Search code examples
pythonmultithreadingsubprocesspython-asyncioreal-time

subprocess get result before terminate


Get Result of a SubProcess in Real Time

I would like to get each result (sys.stdout) in real time before the subprocess terminates. Suppose we have the following file.py.

import time,sys
sys.stdout.write('something')
while True:
    sys.stdout.write('something else')
    time.sleep(4)

Well, i made some tries with modules of subprocess, asyncio and threading, although all methods gives me the result when the process is finished.
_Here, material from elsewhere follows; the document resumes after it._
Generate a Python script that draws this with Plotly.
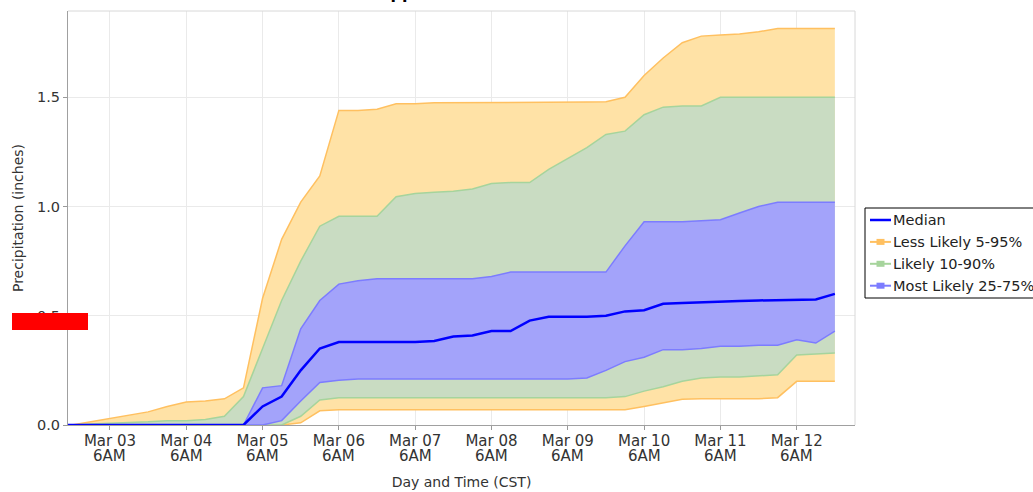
import pandas as pd
import plotly.graph_objects as go

# 6-hourly forecast times (CST)
times = pd.date_range("2024-03-02 12:00", "2024-03-12 18:00", freq="6h")

# Cumulative precipitation percentiles (inches)
p95 = [0, 0, 0.015, 0.03, 0.045, 0.06, 0.085, 0.105, 0.11, 0.12,
       0.17, 0.58, 0.85, 1.02, 1.14, 1.44, 1.44, 1.445, 1.47, 1.47,
       1.475, 1.475, 1.475, 1.475, 1.475, 1.475, 1.475, 1.475, 1.478, 1.48,
       1.50, 1.60, 1.68, 1.75, 1.78, 1.785, 1.79, 1.80, 1.815, 1.815,
       1.815, 1.815]
p90 = [0, 0, 0.005, 0.01, 0.012, 0.015, 0.02, 0.02, 0.025, 0.04,
       0.13, 0.35, 0.57, 0.75, 0.91, 0.955, 0.955, 0.955, 1.045, 1.06,
       1.065, 1.07, 1.08, 1.105, 1.11, 1.11, 1.17, 1.22, 1.27, 1.33,
       1.345, 1.42, 1.455, 1.46, 1.46, 1.50, 1.50, 1.50, 1.50, 1.50,
       1.50, 1.50]
p75 = [0, 0, 0, 0, 0, 0, 0, 0, 0, 0,
       0, 0.17, 0.18, 0.44, 0.57, 0.645, 0.66, 0.67, 0.67, 0.67,
       0.67, 0.67, 0.67, 0.68, 0.70, 0.70, 0.70, 0.70, 0.70, 0.70,
       0.82, 0.93, 0.93, 0.93, 0.935, 0.94, 0.97, 1.00, 1.02, 1.02,
       1.02, 1.02]
median = [0, 0, 0, 0, 0, 0, 0, 0, 0, 0,
          0, 0.085, 0.13, 0.25, 0.35, 0.38, 0.38, 0.38, 0.38, 0.38,
          0.385, 0.405, 0.41, 0.43, 0.43, 0.478, 0.495, 0.495, 0.495, 0.50,
          0.52, 0.525, 0.555, 0.558, 0.562, 0.565, 0.568, 0.57, 0.572, 0.572,
          0.575, 0.60]
p25 = [0, 0, 0, 0, 0, 0, 0, 0, 0, 0,
       0, 0, 0.02, 0.11, 0.195, 0.205, 0.21, 0.21, 0.21, 0.21,
       0.21, 0.21, 0.21, 0.21, 0.21, 0.21, 0.21, 0.21, 0.215, 0.25,
       0.29, 0.31, 0.345, 0.345, 0.35, 0.36, 0.36, 0.365, 0.365, 0.39,
       0.375, 0.43]
p10 = [0, 0, 0, 0, 0, 0, 0, 0, 0, 0,
       0, 0, 0, 0.04, 0.115, 0.125, 0.125, 0.125, 0.125, 0.125,
       0.125, 0.125, 0.125, 0.125, 0.125, 0.125, 0.125, 0.125, 0.125, 0.125,
       0.13, 0.155, 0.175, 0.20, 0.215, 0.22, 0.22, 0.225, 0.23, 0.32,
       0.325, 0.33]
p5 = [0, 0, 0, 0, 0, 0, 0, 0, 0, 0,
      0, 0, 0, 0.01, 0.065, 0.07, 0.07, 0.07, 0.07, 0.07,
      0.07, 0.07, 0.07, 0.07, 0.07, 0.07, 0.07, 0.07, 0.07, 0.07,
      0.07, 0.085, 0.10, 0.118, 0.12, 0.12, 0.12, 0.12, 0.125, 0.20,
      0.20, 0.20]

# Axis ticks: date on the axis, hour on a second line just beneath it
tick_times = pd.date_range("2024-03-03 06:00", "2024-03-12 06:00", freq="1D")
tick_dates = [t.strftime("%b %d") for t in tick_times]
tick_hours = ["6AM"] * len(tick_times)
y_ticks = [0.0, 0.5, 1.0, 1.5]
y_labels = [f"{v:.1f}" for v in y_ticks]

W, H = 1033, 492
ML, MR, MT, MB = 68, 178, 11, 67
PW, PH = W - ML - MR, H - MT - MB


def px(x):
    """Pixel column -> paper x."""
    return (x - ML) / PW


def py(y):
    """Pixel row -> paper y."""
    return (H - MB - y) / PH


FONT = "DejaVu Sans"
TEXT = "#333333"
bands = [
    ("Less Likely 5-95%", p5, p95, "#FFE2A6", "#FFC060"),
    ("Likely 10-90%", p10, p90, "#C9DCC2", "#A6D49C"),
    ("Most Likely 25-75%", p25, p75, "#A3A3FA", "#7C7CFF"),
]
MEDIAN_COLOR = "#0000FF"

fig = go.Figure()
for name, lo, hi, fill, edge in bands:
    fig.add_trace(go.Scatter(x=times, y=lo, mode="lines", line=dict(color=edge, width=1.5),
                             showlegend=False, hoverinfo="skip"))
    fig.add_trace(go.Scatter(x=times, y=hi, mode="lines", line=dict(color=edge, width=1.5),
                             fill="tonexty", fillcolor=fill, name=name, showlegend=False))

fig.add_trace(go.Scatter(x=times, y=median, mode="lines", name="Median", showlegend=False,
                         line=dict(color=MEDIAN_COLOR, width=2.5)))

# Boxed key at the right of the plot
shapes = [
    # light frame on the top and right of the plot area
    dict(type="path", xref="paper", yref="paper", path="M 0,1 L 1,1 L 1,0",
         line=dict(color="#D8D8D8", width=1)),
    # key border
    dict(type="rect", xref="paper", yref="paper", x0=px(865), x1=px(1045),
         y0=py(298), y1=py(208), line=dict(color="black", width=1), fillcolor="white"),
]
annotations = []
key_entries = [("Median", MEDIAN_COLOR, False)] + [(b[0], b[4], True) for b in bands]
for i, (name, color, has_marker) in enumerate(key_entries):
    yc = 220 + i * 21.9
    shapes.append(dict(type="line", xref="paper", yref="paper", x0=px(870), x1=px(891),
                       y0=py(yc), y1=py(yc),
                       line=dict(color=color, width=2.5 if not has_marker else 2)))
    if has_marker:
        shapes.append(dict(type="rect", xref="paper", yref="paper", x0=px(876.5), x1=px(884.5),
                           y0=py(yc + 3), y1=py(yc - 3), fillcolor=color,
                           line=dict(color=color, width=0)))
    annotations.append(dict(text=name, xref="paper", yref="paper", x=px(891), y=py(yc),
                            xanchor="left", yanchor="middle", showarrow=False,
                            font=dict(family=FONT, size=14.5, color="#222222")))

# red bar over the left axis
shapes.append(dict(type="rect", xref="paper", yref="paper", x0=px(12), x1=px(88),
                   y0=py(330), y1=py(313), fillcolor="#FF0000", line=dict(width=0), layer="above"))

for t, h in zip(tick_times, tick_hours):
    annotations.append(dict(text=h, x=t, xref="x", y=py(456), yref="paper",
                            xanchor="center", yanchor="middle", showarrow=False,
                            font=dict(family=FONT, size=15, color=TEXT)))

annotations.append(dict(text="<b>Mississippi River Basin Total Forecast</b>",
                        xref="paper", yref="paper", x=px(318), y=py(5),
                        xanchor="left", yanchor="bottom", showarrow=False,
                        font=dict(family=FONT, size=16, color="black")))

fig.update_layout(
    width=W, height=H,
    margin=dict(l=ML, r=MR, t=MT, b=MB, autoexpand=False),
    paper_bgcolor="white", plot_bgcolor="white",
    font=dict(family=FONT, size=14, color=TEXT),
    showlegend=False,
    xaxis=dict(
        range=["2024-03-02 16:48", "2024-03-13 00:20"],
        tickvals=tick_times, ticktext=tick_dates,
        tickfont=dict(size=15, color=TEXT),
        ticks="outside", ticklen=4, tickcolor="#999999",
        ticklabelstandoff=-2,
        showline=True, linecolor="#A0A0A0", linewidth=1,
        showgrid=True, gridcolor="#EAEAEA", zeroline=False,
        layer="below traces",
        title=dict(text="Day and Time (CST)", font=dict(size=14), standoff=28),
    ),
    yaxis=dict(
        range=[0, 1.895],
        tickvals=y_ticks, ticktext=y_labels,
        tickfont=dict(size=14.5, color=TEXT),
        ticks="outside", ticklen=4, tickcolor="#999999",
        showline=True, linecolor="#A0A0A0", linewidth=1,
        showgrid=True, gridcolor="#EAEAEA", zeroline=False,
        layer="below traces",
        title=dict(text="Precipitation (inches)", font=dict(size=14), standoff=10),
    ),
    shapes=shapes,
    annotations=annotations,
)

fig.write_html("out.html")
Ideally i would like to terminate the process myself and get each result (stdout, stderr) in real time and not when the process it completes.

import subprocess
proc = sp.Popen([sys.executable, "/Users/../../file.py"], stdout = subprocess.PIPE, stderr= subproces.STDOUT)
proc.communicate() #This one received the result after finish

I tried as well with readline proc.stdout.readline() in a different thread with threading module and with asyncio, but it waits as well until the process completes.

The only usefull that i found is the usage of psutil.Popen(*args, **kwargs) with this one i could terminate whenever i want the process and get some stats for that. But the main issue still remains to get in real time (asynchronously) each sys.stdout or print of file.py, at the moment of each printing.

*preferred solution for python3.6


Solution

  • As noted in the comments, the first and foremost thing is to ensure that your file.py program actually writes the data the way you think it does.

    For example, the program you have shown will write nothing for about 40 minutes, because that's how long it takes for 14-byte prints issued at 4-second intervals to fill up the 8-kilobyte IO buffer. Even more confusingly, some programs will appear to write data if you test them on a TTY (i.e. just run them), but not when you start them as subprocesses. This is because on a TTY stdout is line-buffered, and on a pipe it is fully buffered. When the output is not flushed, there is simply no way for another program to detect the output because it is stuck inside the subprocess's buffer that it never bothered to share with anyone.

    In other words, don't forget to flush:

    while True:
        # or just print('something else', flush=True)
        sys.stdout.write('something else')
        sys.stdout.flush()
        time.sleep(4)
    

    With that out of the way, let's examine how to read that output. Asyncio provides a nice stream-based interface to subprocesses that is quite capable of accessing arbitrary output as it arrives. For example:

    import asyncio
    
    async def main():
        loop = asyncio.get_event_loop()
        proc = await asyncio.create_subprocess_exec(
            "python", "file.py",
            stdout=asyncio.subprocess.PIPE, stderr=asyncio.subprocess.PIPE
        )
        # loop.create_task() rather than asyncio.create_task() because Python 3.6
        loop.create_task(display_as_arrives(proc.stdout, 'stdout'))
        loop.create_task(display_as_arrives(proc.stderr, 'stderr'))
        await proc.wait()
    
    async def display_as_arrives(stream, where):
        while True:
            # 1024 chosen arbitrarily - StreamReader.read will happily return
            # shorter chunks - this allows reading in real-time.
            output = await stream.read(1024)
            if output == b'':
                break
            print('got', where, ':', output)
    
    # run_until_complete() rather than asyncio.run() because Python 3.6
    asyncio.get_event_loop().run_until_complete(main())